[Records with drawing code]
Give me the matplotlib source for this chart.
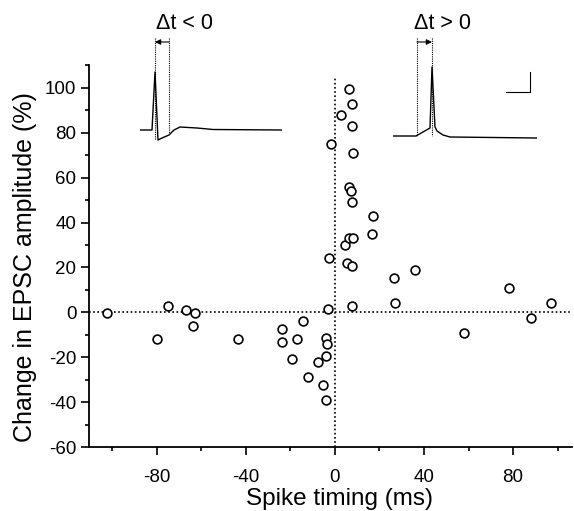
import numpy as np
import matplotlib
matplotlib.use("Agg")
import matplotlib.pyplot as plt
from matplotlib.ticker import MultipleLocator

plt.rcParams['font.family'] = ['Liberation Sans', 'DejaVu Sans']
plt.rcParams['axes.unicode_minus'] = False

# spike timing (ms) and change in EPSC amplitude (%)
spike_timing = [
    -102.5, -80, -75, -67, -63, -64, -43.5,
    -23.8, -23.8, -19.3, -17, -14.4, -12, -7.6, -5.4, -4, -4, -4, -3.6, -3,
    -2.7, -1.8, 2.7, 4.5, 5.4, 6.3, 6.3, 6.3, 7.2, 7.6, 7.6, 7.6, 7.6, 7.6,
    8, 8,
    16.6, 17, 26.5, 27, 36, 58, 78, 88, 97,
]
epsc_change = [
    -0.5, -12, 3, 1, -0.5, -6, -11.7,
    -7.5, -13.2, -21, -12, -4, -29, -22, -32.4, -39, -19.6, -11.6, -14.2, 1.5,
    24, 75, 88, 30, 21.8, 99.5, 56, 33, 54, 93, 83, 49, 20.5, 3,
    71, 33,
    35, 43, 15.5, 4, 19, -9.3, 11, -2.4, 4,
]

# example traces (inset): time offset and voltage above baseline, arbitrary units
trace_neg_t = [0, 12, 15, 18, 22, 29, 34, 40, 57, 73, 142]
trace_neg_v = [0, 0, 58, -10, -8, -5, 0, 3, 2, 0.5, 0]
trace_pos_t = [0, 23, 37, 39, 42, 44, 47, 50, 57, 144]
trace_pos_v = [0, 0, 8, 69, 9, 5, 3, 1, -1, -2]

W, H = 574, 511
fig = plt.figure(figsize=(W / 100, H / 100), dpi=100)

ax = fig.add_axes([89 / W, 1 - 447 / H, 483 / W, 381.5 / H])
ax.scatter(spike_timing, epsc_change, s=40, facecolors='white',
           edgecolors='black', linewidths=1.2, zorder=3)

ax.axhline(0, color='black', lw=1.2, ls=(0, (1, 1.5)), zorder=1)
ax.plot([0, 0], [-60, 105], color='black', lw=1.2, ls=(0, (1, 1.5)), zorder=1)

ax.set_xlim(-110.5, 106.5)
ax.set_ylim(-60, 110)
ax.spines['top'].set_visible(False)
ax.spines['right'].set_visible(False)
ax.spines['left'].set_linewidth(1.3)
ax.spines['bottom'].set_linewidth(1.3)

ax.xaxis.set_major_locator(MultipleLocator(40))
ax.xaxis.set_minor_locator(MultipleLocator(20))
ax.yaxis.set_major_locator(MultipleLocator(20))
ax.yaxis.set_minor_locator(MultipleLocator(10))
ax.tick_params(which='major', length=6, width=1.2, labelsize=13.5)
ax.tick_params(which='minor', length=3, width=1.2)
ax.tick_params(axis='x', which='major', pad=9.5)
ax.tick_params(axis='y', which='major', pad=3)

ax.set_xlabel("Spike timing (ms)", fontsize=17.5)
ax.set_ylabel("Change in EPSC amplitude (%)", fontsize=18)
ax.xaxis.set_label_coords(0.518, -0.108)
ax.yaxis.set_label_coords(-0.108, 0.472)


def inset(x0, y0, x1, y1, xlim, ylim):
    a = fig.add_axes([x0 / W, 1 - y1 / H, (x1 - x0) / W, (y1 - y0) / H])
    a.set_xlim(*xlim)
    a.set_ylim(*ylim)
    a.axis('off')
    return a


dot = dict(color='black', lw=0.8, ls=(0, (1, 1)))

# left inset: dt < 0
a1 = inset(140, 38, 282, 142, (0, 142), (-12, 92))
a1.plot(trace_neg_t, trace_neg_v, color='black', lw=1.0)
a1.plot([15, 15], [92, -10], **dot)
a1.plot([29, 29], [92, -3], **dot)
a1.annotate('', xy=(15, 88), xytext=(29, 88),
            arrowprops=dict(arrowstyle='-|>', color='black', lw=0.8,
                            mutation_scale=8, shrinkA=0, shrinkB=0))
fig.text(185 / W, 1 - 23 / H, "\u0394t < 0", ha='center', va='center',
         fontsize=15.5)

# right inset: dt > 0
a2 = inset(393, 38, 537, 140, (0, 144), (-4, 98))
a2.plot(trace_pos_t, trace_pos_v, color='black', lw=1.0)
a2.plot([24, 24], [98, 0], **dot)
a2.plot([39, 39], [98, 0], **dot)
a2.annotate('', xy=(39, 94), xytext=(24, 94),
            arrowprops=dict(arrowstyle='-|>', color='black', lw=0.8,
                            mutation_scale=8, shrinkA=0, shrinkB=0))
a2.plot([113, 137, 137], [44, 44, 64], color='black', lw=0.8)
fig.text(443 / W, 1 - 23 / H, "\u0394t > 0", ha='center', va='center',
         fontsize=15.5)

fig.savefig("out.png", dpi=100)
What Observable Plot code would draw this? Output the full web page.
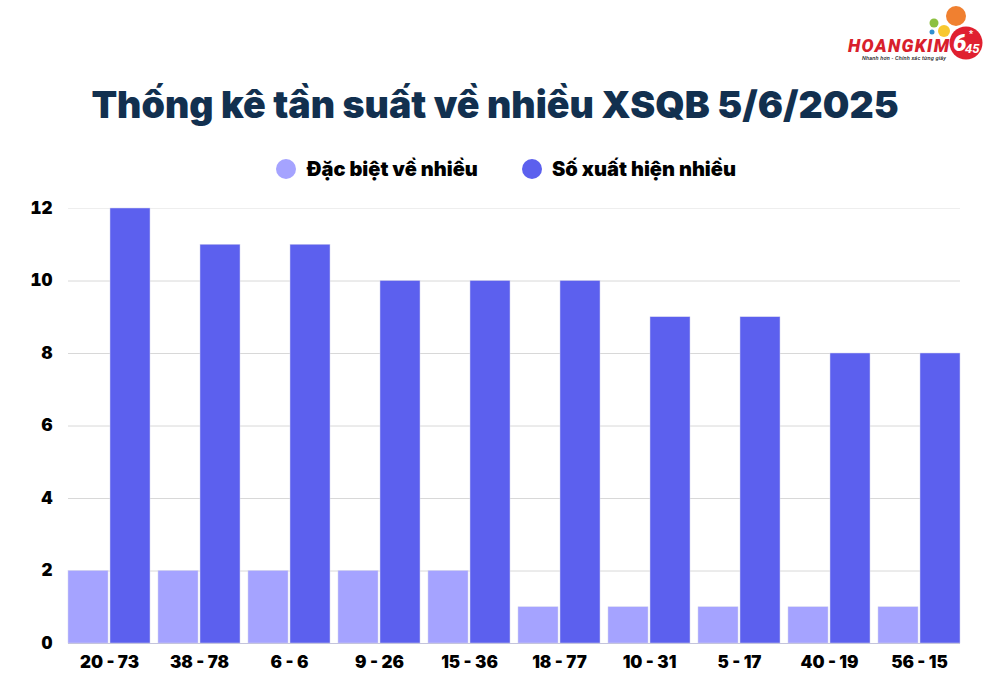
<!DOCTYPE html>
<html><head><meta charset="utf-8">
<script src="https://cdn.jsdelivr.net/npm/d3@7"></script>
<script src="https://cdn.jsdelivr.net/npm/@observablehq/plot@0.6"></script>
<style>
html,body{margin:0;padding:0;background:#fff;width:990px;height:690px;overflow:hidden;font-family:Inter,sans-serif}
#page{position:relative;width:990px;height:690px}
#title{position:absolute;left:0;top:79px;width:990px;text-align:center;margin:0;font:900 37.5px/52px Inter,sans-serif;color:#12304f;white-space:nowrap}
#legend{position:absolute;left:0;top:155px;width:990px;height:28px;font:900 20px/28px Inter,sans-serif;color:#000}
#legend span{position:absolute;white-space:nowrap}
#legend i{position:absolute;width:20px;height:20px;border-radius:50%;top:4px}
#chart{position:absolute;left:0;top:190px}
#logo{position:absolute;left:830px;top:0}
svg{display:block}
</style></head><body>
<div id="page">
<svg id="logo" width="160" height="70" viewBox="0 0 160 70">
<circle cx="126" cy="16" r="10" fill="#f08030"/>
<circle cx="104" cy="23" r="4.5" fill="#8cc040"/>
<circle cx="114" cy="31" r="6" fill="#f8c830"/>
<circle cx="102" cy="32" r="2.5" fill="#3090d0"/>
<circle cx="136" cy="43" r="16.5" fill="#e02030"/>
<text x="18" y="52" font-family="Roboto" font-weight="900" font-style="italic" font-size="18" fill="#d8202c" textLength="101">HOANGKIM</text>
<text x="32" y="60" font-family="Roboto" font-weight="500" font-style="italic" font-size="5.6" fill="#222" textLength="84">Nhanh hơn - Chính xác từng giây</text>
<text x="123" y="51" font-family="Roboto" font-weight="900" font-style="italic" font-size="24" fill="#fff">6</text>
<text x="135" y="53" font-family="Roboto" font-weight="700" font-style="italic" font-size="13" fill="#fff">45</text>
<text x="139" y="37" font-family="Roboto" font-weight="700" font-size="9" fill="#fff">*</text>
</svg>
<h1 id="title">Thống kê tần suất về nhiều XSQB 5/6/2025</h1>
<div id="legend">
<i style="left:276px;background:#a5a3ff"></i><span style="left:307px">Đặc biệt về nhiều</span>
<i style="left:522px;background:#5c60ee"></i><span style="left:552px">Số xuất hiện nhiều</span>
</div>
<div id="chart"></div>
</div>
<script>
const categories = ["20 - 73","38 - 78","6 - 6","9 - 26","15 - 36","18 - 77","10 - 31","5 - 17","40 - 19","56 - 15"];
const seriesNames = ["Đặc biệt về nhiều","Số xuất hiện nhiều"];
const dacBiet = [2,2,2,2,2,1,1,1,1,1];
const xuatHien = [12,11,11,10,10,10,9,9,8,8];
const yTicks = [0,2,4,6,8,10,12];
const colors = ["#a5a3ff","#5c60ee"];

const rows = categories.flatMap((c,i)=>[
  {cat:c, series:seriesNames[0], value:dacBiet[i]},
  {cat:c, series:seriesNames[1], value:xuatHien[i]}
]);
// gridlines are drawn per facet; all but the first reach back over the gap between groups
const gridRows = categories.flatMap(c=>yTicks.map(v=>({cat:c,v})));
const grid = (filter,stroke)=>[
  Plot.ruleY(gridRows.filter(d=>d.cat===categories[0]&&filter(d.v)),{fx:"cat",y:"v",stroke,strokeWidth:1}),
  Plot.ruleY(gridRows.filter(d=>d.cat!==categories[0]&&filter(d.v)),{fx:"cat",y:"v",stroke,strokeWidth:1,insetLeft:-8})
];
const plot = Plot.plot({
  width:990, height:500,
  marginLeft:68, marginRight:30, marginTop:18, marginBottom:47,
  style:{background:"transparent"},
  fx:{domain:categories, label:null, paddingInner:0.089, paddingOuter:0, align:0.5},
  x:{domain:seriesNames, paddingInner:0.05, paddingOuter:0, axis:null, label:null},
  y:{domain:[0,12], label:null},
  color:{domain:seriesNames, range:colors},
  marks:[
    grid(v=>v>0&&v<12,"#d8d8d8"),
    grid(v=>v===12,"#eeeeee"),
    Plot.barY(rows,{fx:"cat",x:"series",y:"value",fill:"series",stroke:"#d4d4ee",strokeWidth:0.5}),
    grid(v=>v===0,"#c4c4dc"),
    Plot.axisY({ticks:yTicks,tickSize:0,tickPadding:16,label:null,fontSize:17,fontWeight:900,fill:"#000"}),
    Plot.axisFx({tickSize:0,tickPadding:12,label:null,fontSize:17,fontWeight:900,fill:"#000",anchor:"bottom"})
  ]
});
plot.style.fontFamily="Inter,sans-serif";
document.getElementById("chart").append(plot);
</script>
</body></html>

THE EXERCISE
Reproduce the material above from its first line through the line containing "5, 3, 1, -1, -2]", both ends included, and skip every picture.

THE REPLY
Give me the matplotlib source for this chart.
import numpy as np
import matplotlib
matplotlib.use("Agg")
import matplotlib.pyplot as plt
from matplotlib.ticker import MultipleLocator

plt.rcParams['font.family'] = ['Liberation Sans', 'DejaVu Sans']
plt.rcParams['axes.unicode_minus'] = False

# spike timing (ms) and change in EPSC amplitude (%)
spike_timing = [
    -102.5, -80, -75, -67, -63, -64, -43.5,
    -23.8, -23.8, -19.3, -17, -14.4, -12, -7.6, -5.4, -4, -4, -4, -3.6, -3,
    -2.7, -1.8, 2.7, 4.5, 5.4, 6.3, 6.3, 6.3, 7.2, 7.6, 7.6, 7.6, 7.6, 7.6,
    8, 8,
    16.6, 17, 26.5, 27, 36, 58, 78, 88, 97,
]
epsc_change = [
    -0.5, -12, 3, 1, -0.5, -6, -11.7,
    -7.5, -13.2, -21, -12, -4, -29, -22, -32.4, -39, -19.6, -11.6, -14.2, 1.5,
    24, 75, 88, 30, 21.8, 99.5, 56, 33, 54, 93, 83, 49, 20.5, 3,
    71, 33,
    35, 43, 15.5, 4, 19, -9.3, 11, -2.4, 4,
]

# example traces (inset): time offset and voltage above baseline, arbitrary units
trace_neg_t = [0, 12, 15, 18, 22, 29, 34, 40, 57, 73, 142]
trace_neg_v = [0, 0, 58, -10, -8, -5, 0, 3, 2, 0.5, 0]
trace_pos_t = [0, 23, 37, 39, 42, 44, 47, 50, 57, 144]
trace_pos_v = [0, 0, 8, 69, 9, 5, 3, 1, -1, -2]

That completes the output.